### [WHAT TO PRODUCE]
The listing below must be repeated word for word, with its images excluded.

### [INFORMATION PROVIDED]
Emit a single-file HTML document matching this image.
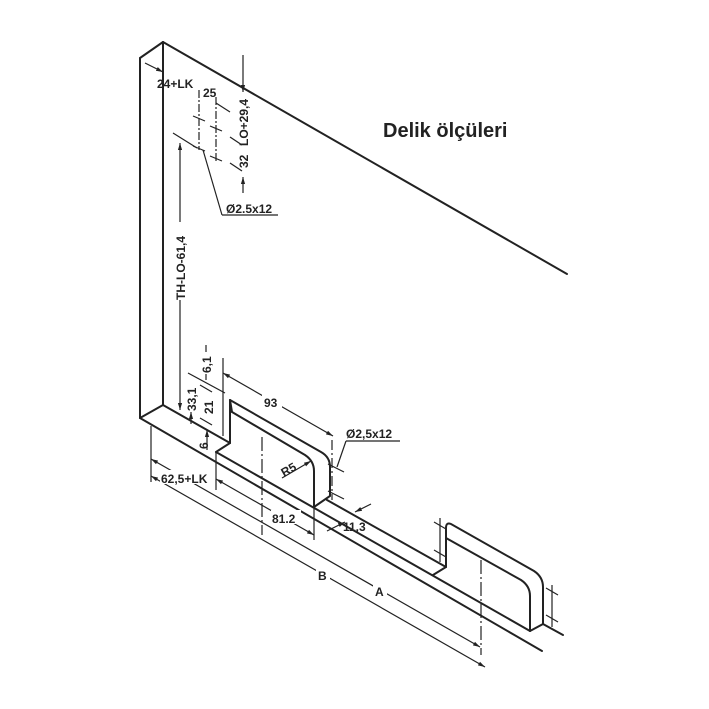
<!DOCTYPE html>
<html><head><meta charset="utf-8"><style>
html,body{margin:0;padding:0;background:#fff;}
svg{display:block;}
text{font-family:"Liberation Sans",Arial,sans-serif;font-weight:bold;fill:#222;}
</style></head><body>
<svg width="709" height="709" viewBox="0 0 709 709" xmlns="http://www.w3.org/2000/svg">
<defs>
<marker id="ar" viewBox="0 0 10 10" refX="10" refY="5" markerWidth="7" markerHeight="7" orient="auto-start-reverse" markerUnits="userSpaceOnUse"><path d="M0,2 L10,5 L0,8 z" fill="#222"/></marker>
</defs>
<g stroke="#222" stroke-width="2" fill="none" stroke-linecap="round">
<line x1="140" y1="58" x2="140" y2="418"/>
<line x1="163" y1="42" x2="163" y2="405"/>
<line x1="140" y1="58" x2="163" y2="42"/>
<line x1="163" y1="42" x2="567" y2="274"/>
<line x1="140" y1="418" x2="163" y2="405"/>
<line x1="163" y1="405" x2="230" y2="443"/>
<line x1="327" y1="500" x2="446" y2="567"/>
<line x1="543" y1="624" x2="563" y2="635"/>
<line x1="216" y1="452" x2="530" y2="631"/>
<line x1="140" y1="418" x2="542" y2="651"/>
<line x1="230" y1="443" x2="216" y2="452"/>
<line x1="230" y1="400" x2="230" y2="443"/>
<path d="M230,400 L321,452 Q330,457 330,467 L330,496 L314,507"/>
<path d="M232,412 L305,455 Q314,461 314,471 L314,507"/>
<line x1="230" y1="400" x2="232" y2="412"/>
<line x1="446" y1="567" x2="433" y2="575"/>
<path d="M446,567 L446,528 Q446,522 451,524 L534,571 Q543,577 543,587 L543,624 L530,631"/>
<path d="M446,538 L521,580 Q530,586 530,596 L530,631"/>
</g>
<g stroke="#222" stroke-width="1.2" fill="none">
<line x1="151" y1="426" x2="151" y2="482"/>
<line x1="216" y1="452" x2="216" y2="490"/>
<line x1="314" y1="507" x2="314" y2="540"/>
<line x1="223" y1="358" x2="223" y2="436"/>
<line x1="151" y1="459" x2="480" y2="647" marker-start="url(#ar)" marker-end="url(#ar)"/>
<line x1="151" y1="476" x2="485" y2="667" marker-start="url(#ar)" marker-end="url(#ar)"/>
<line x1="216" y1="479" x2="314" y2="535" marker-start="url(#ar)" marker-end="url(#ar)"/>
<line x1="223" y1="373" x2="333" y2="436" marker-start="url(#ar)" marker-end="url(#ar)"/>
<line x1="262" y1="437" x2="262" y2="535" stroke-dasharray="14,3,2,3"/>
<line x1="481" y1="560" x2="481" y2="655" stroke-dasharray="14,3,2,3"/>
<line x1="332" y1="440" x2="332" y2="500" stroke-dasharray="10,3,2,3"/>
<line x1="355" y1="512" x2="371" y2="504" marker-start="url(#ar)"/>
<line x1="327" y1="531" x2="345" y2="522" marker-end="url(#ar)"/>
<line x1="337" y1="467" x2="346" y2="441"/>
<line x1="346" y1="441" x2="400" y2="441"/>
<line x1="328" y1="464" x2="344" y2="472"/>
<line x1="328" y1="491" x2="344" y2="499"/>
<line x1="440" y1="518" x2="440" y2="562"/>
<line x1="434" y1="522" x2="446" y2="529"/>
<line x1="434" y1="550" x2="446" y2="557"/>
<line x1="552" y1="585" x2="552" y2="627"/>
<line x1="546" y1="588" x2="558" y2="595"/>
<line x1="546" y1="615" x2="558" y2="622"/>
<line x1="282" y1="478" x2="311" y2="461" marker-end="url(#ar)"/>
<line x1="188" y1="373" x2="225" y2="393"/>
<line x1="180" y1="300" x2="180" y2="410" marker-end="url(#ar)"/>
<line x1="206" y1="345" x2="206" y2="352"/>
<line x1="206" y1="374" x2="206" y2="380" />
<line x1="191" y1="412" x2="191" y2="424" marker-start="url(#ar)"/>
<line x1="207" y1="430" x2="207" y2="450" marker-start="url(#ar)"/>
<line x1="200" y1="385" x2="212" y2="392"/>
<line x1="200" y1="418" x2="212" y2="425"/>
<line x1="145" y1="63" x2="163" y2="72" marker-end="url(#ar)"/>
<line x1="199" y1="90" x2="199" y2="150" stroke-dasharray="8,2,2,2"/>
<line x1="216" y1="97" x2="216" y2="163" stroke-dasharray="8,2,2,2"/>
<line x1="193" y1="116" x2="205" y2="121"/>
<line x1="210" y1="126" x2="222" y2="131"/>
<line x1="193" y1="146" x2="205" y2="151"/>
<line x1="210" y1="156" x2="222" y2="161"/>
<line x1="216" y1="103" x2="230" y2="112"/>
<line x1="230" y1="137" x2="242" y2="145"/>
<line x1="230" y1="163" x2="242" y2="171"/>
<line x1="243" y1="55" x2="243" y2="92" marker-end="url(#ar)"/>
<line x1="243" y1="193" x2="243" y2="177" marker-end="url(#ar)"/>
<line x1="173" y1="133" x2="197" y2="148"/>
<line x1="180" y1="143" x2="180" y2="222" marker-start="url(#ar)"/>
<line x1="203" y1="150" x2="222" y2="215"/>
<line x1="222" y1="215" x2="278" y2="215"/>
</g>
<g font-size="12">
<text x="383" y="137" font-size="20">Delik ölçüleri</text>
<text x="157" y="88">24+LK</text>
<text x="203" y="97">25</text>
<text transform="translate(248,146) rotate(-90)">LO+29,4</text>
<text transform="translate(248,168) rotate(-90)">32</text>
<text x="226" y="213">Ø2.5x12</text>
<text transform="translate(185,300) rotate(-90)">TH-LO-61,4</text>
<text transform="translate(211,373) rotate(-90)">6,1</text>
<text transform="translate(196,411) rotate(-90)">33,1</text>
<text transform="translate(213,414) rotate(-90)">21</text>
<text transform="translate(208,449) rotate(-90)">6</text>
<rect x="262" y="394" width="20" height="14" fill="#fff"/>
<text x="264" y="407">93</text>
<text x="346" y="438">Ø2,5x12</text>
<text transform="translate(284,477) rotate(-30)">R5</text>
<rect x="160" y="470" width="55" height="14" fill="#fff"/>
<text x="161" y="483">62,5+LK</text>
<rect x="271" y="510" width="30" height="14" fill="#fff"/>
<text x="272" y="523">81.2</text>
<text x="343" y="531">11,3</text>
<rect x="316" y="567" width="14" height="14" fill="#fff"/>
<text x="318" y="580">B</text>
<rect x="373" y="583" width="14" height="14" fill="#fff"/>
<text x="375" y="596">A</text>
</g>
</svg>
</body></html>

### [THE OUTPUT]
Emit a single-file HTML document matching this image.
<!DOCTYPE html>
<html><head><meta charset="utf-8"><style>
html,body{margin:0;padding:0;background:#fff;}
svg{display:block;}
text{font-family:"Liberation Sans",Arial,sans-serif;font-weight:bold;fill:#222;}
</style></head><body>
<svg width="709" height="709" viewBox="0 0 709 709" xmlns="http://www.w3.org/2000/svg">
<defs>
<marker id="ar" viewBox="0 0 10 10" refX="10" refY="5" markerWidth="7" markerHeight="7" orient="auto-start-reverse" markerUnits="userSpaceOnUse"><path d="M0,2 L10,5 L0,8 z" fill="#222"/></marker>
</defs>
<g stroke="#222" stroke-width="2" fill="none" stroke-linecap="round">
<line x1="140" y1="58" x2="140" y2="418"/>
<line x1="163" y1="42" x2="163" y2="405"/>
<line x1="140" y1="58" x2="163" y2="42"/>
<line x1="163" y1="42" x2="567" y2="274"/>
<line x1="140" y1="418" x2="163" y2="405"/>
<line x1="163" y1="405" x2="230" y2="443"/>
<line x1="327" y1="500" x2="446" y2="567"/>
<line x1="543" y1="624" x2="563" y2="635"/>
<line x1="216" y1="452" x2="530" y2="631"/>
<line x1="140" y1="418" x2="542" y2="651"/>
<line x1="230" y1="443" x2="216" y2="452"/>
<line x1="230" y1="400" x2="230" y2="443"/>
<path d="M230,400 L321,452 Q330,457 330,467 L330,496 L314,507"/>
<path d="M232,412 L305,455 Q314,461 314,471 L314,507"/>
<line x1="230" y1="400" x2="232" y2="412"/>
<line x1="446" y1="567" x2="433" y2="575"/>
<path d="M446,567 L446,528 Q446,522 451,524 L534,571 Q543,577 543,587 L543,624 L530,631"/>
<path d="M446,538 L521,580 Q530,586 530,596 L530,631"/>
</g>
<g stroke="#222" stroke-width="1.2" fill="none">
<line x1="151" y1="426" x2="151" y2="482"/>
<line x1="216" y1="452" x2="216" y2="490"/>
<line x1="314" y1="507" x2="314" y2="540"/>
<line x1="223" y1="358" x2="223" y2="436"/>
<line x1="151" y1="459" x2="480" y2="647" marker-start="url(#ar)" marker-end="url(#ar)"/>
<line x1="151" y1="476" x2="485" y2="667" marker-start="url(#ar)" marker-end="url(#ar)"/>
<line x1="216" y1="479" x2="314" y2="535" marker-start="url(#ar)" marker-end="url(#ar)"/>
<line x1="223" y1="373" x2="333" y2="436" marker-start="url(#ar)" marker-end="url(#ar)"/>
<line x1="262" y1="437" x2="262" y2="535" stroke-dasharray="14,3,2,3"/>
<line x1="481" y1="560" x2="481" y2="655" stroke-dasharray="14,3,2,3"/>
<line x1="332" y1="440" x2="332" y2="500" stroke-dasharray="10,3,2,3"/>
<line x1="355" y1="512" x2="371" y2="504" marker-start="url(#ar)"/>
<line x1="327" y1="531" x2="345" y2="522" marker-end="url(#ar)"/>
<line x1="337" y1="467" x2="346" y2="441"/>
<line x1="346" y1="441" x2="400" y2="441"/>
<line x1="328" y1="464" x2="344" y2="472"/>
<line x1="328" y1="491" x2="344" y2="499"/>
<line x1="440" y1="518" x2="440" y2="562"/>
<line x1="434" y1="522" x2="446" y2="529"/>
<line x1="434" y1="550" x2="446" y2="557"/>
<line x1="552" y1="585" x2="552" y2="627"/>
<line x1="546" y1="588" x2="558" y2="595"/>
<line x1="546" y1="615" x2="558" y2="622"/>
<line x1="282" y1="478" x2="311" y2="461" marker-end="url(#ar)"/>
<line x1="188" y1="373" x2="225" y2="393"/>
<line x1="180" y1="300" x2="180" y2="410" marker-end="url(#ar)"/>
<line x1="206" y1="345" x2="206" y2="352"/>
<line x1="206" y1="374" x2="206" y2="380" />
<line x1="191" y1="412" x2="191" y2="424" marker-start="url(#ar)"/>
<line x1="207" y1="430" x2="207" y2="450" marker-start="url(#ar)"/>
<line x1="200" y1="385" x2="212" y2="392"/>
<line x1="200" y1="418" x2="212" y2="425"/>
<line x1="145" y1="63" x2="163" y2="72" marker-end="url(#ar)"/>
<line x1="199" y1="90" x2="199" y2="150" stroke-dasharray="8,2,2,2"/>
<line x1="216" y1="97" x2="216" y2="163" stroke-dasharray="8,2,2,2"/>
<line x1="193" y1="116" x2="205" y2="121"/>
<line x1="210" y1="126" x2="222" y2="131"/>
<line x1="193" y1="146" x2="205" y2="151"/>
<line x1="210" y1="156" x2="222" y2="161"/>
<line x1="216" y1="103" x2="230" y2="112"/>
<line x1="230" y1="137" x2="242" y2="145"/>
<line x1="230" y1="163" x2="242" y2="171"/>
<line x1="243" y1="55" x2="243" y2="92" marker-end="url(#ar)"/>
<line x1="243" y1="193" x2="243" y2="177" marker-end="url(#ar)"/>
<line x1="173" y1="133" x2="197" y2="148"/>
<line x1="180" y1="143" x2="180" y2="222" marker-start="url(#ar)"/>
<line x1="203" y1="150" x2="222" y2="215"/>
<line x1="222" y1="215" x2="278" y2="215"/>
</g>
<g font-size="12">
<text x="383" y="137" font-size="20">Delik ölçüleri</text>
<text x="157" y="88">24+LK</text>
<text x="203" y="97">25</text>
<text transform="translate(248,146) rotate(-90)">LO+29,4</text>
<text transform="translate(248,168) rotate(-90)">32</text>
<text x="226" y="213">Ø2.5x12</text>
<text transform="translate(185,300) rotate(-90)">TH-LO-61,4</text>
<text transform="translate(211,373) rotate(-90)">6,1</text>
<text transform="translate(196,411) rotate(-90)">33,1</text>
<text transform="translate(213,414) rotate(-90)">21</text>
<text transform="translate(208,449) rotate(-90)">6</text>
<rect x="262" y="394" width="20" height="14" fill="#fff"/>
<text x="264" y="407">93</text>
<text x="346" y="438">Ø2,5x12</text>
<text transform="translate(284,477) rotate(-30)">R5</text>
<rect x="160" y="470" width="55" height="14" fill="#fff"/>
<text x="161" y="483">62,5+LK</text>
<rect x="271" y="510" width="30" height="14" fill="#fff"/>
<text x="272" y="523">81.2</text>
<text x="343" y="531">11,3</text>
<rect x="316" y="567" width="14" height="14" fill="#fff"/>
<text x="318" y="580">B</text>
<rect x="373" y="583" width="14" height="14" fill="#fff"/>
<text x="375" y="596">A</text>
</g>
</svg>
</body></html>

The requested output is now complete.